The consequences have been, shall we say, neither surprising, nor really all that mysterious:
White men dominate Silicon Valley not by accident, but by design.
Documentarian Robin Hauser Reynolds, who directed and produced the new documentary CODE: Debugging the Gender Gap, appeared on a panel at the Capital One House at SXSW along with Nathan Ensmenger, an associate professor at Indiana University’s School of Informatics and Computing. Together they discussed the social and cultural history of computing—with a special emphasis on the fact that the field is dominated by white men not by accident, but by design.
The myth of “great men and their machines” perpetuates a reductionist version of the history of computer science, according to Ensmenger. Not only were the world’s first computer programmerswomen back in the 1940s, women made up roughly 26% of computer science professionals in 1960. Cosmopolitan magazine even ran an article in 1967 urging young women to consider careers as “Computer Girls.” But as the tech field grew in the mid-20th century, companies had to hire thousands of workers to fill computing jobs that had never before existed. Recruiters relied on personality analysis to find the best-suited workers. They assumed that the ideal computer programmer was a focused young man who was more interested in machines than in other people. (emphasis added)
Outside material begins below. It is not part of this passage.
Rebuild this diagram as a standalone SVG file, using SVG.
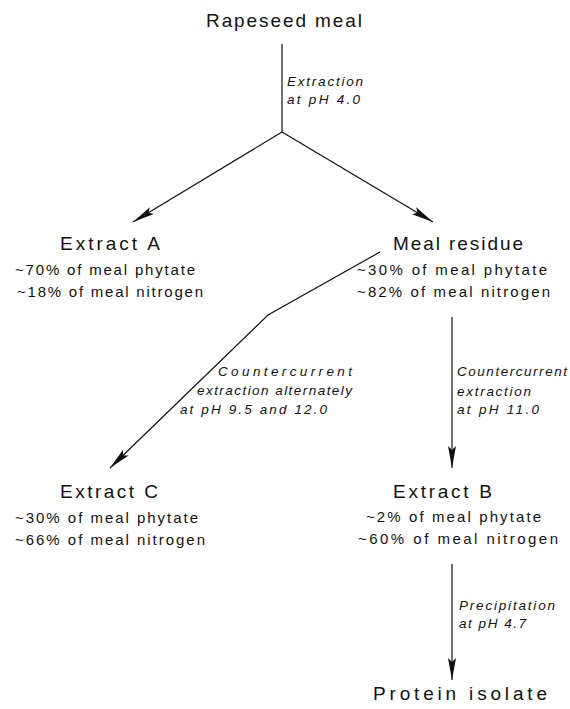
<svg xmlns="http://www.w3.org/2000/svg" width="570" height="709" viewBox="0 0 570 709">
<defs>
<style>
.t{font-family:"Liberation Sans","DejaVu Sans",sans-serif;fill:#111;}
.big{font-size:19px;}
.sub{font-size:15px;}
.lab{font-size:13.5px;font-style:italic;}
.ln{stroke:#111;stroke-width:1.2;fill:none;}
</style>
<marker id="ah" markerUnits="userSpaceOnUse" markerWidth="26" markerHeight="12" viewBox="-24 -6 26 12" refX="0" refY="0" orient="auto">
<path d="M0,0 L-22,-4 L-18,0 L-22,4 Z" fill="#111"/>
</marker>
</defs>
<rect width="570" height="709" fill="#fff"/>
<g id="connectors">
<line class="ln" x1="282" y1="44" x2="282" y2="132"/>
<line class="ln" x1="282" y1="132" x2="133" y2="222" marker-end="url(#ah)"/>
<line class="ln" x1="282" y1="132" x2="433" y2="222" marker-end="url(#ah)"/>
<polyline class="ln" points="380,252 268,315 110,468" marker-end="url(#ah)"/>
<line class="ln" x1="452" y1="317" x2="452" y2="468" marker-end="url(#ah)"/>
<line class="ln" x1="452" y1="564" x2="452" y2="680" marker-end="url(#ah)"/>
<text class="t lab" x="287" y="86" textLength="76" lengthAdjust="spacing">Extraction</text>
<text class="t lab" x="287" y="104" textLength="73" lengthAdjust="spacing">at pH 4.0</text>
<text class="t lab" x="218" y="376" textLength="134" lengthAdjust="spacing">Countercurrent</text>
<text class="t lab" x="197" y="395" textLength="155" lengthAdjust="spacing">extraction alternately</text>
<text class="t lab" x="180" y="414" textLength="147" lengthAdjust="spacing">at pH 9.5 and 12.0</text>
<text class="t lab" x="457" y="376" textLength="110" lengthAdjust="spacing">Countercurrent</text>
<text class="t lab" x="457" y="396" textLength="74" lengthAdjust="spacing">extraction</text>
<text class="t lab" x="457" y="414" textLength="82" lengthAdjust="spacing">at pH 11.0</text>
<text class="t lab" x="459" y="610" textLength="96" lengthAdjust="spacing">Precipitation</text>
<text class="t lab" x="459" y="628" textLength="67" lengthAdjust="spacing">at pH 4.7</text>
</g>
<g id="rapeseed">
<text class="t big" x="206" y="27" textLength="156" lengthAdjust="spacing">Rapeseed meal</text>
</g>
<g id="extractA">
<text class="t big" x="60" y="250" textLength="100" lengthAdjust="spacing">Extract A</text>
<text class="t sub" x="15" y="275" textLength="180" lengthAdjust="spacing">~70% of meal phytate</text>
<text class="t sub" x="17" y="297" textLength="186" lengthAdjust="spacing">~18% of meal nitrogen</text>
</g>
<g id="mealResidue">
<text class="t big" x="393" y="250" textLength="130" lengthAdjust="spacing">Meal residue</text>
<text class="t sub" x="357" y="275" textLength="190" lengthAdjust="spacing">~30% of meal phytate</text>
<text class="t sub" x="357" y="297" textLength="193" lengthAdjust="spacing">~82% of meal nitrogen</text>
</g>
<g id="extractC">
<text class="t big" x="60" y="498" textLength="98" lengthAdjust="spacing">Extract C</text>
<text class="t sub" x="15" y="523" textLength="183" lengthAdjust="spacing">~30% of meal phytate</text>
<text class="t sub" x="15" y="545" textLength="190" lengthAdjust="spacing">~66% of meal nitrogen</text>
</g>
<g id="extractB">
<text class="t big" x="393" y="498" textLength="99" lengthAdjust="spacing">Extract B</text>
<text class="t sub" x="366" y="522" textLength="175" lengthAdjust="spacing">~2% of meal phytate</text>
<text class="t sub" x="358" y="544" textLength="200" lengthAdjust="spacing">~60% of meal nitrogen</text>
</g>
<g id="protein">
<text class="t big" x="373" y="700" textLength="174" lengthAdjust="spacing">Protein isolate</text>
</g>
</svg>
And so the culture and mythic status of ‘tech bros’ was born:
This idea quickly became self-perpetuating. The growing prevalence in popular culture of young white male “hackers” is inversely proportionate to the number of women who enrolled in computer science college programs in the latter decades of the 20th century, Ensmenger said.
I’m not really a tech person, but I believe the salient expression for bias in the world of computer science is ‘it’s a feature, not a bug’:
A recent study on gender bias in code, which has yet to be peer-reviewed, found that women’s contributions to open-source repository Github were more likely to be accepted than men’s as long as their gender was not revealed. When the author’s gender was known, women’s contributions were more likely to be rejected.
Which begs the question- an entire industry that is essentially the province of white hetero males, and thinks of itself as simply doing objective, scientifically sound work independent of (or perhaps floating above) the brute sociological facts of race and gender, produces tools and systems steeped in bias, in fact amplifying the pernicious effects of bias in every facet of our lives... who’d a thunk it?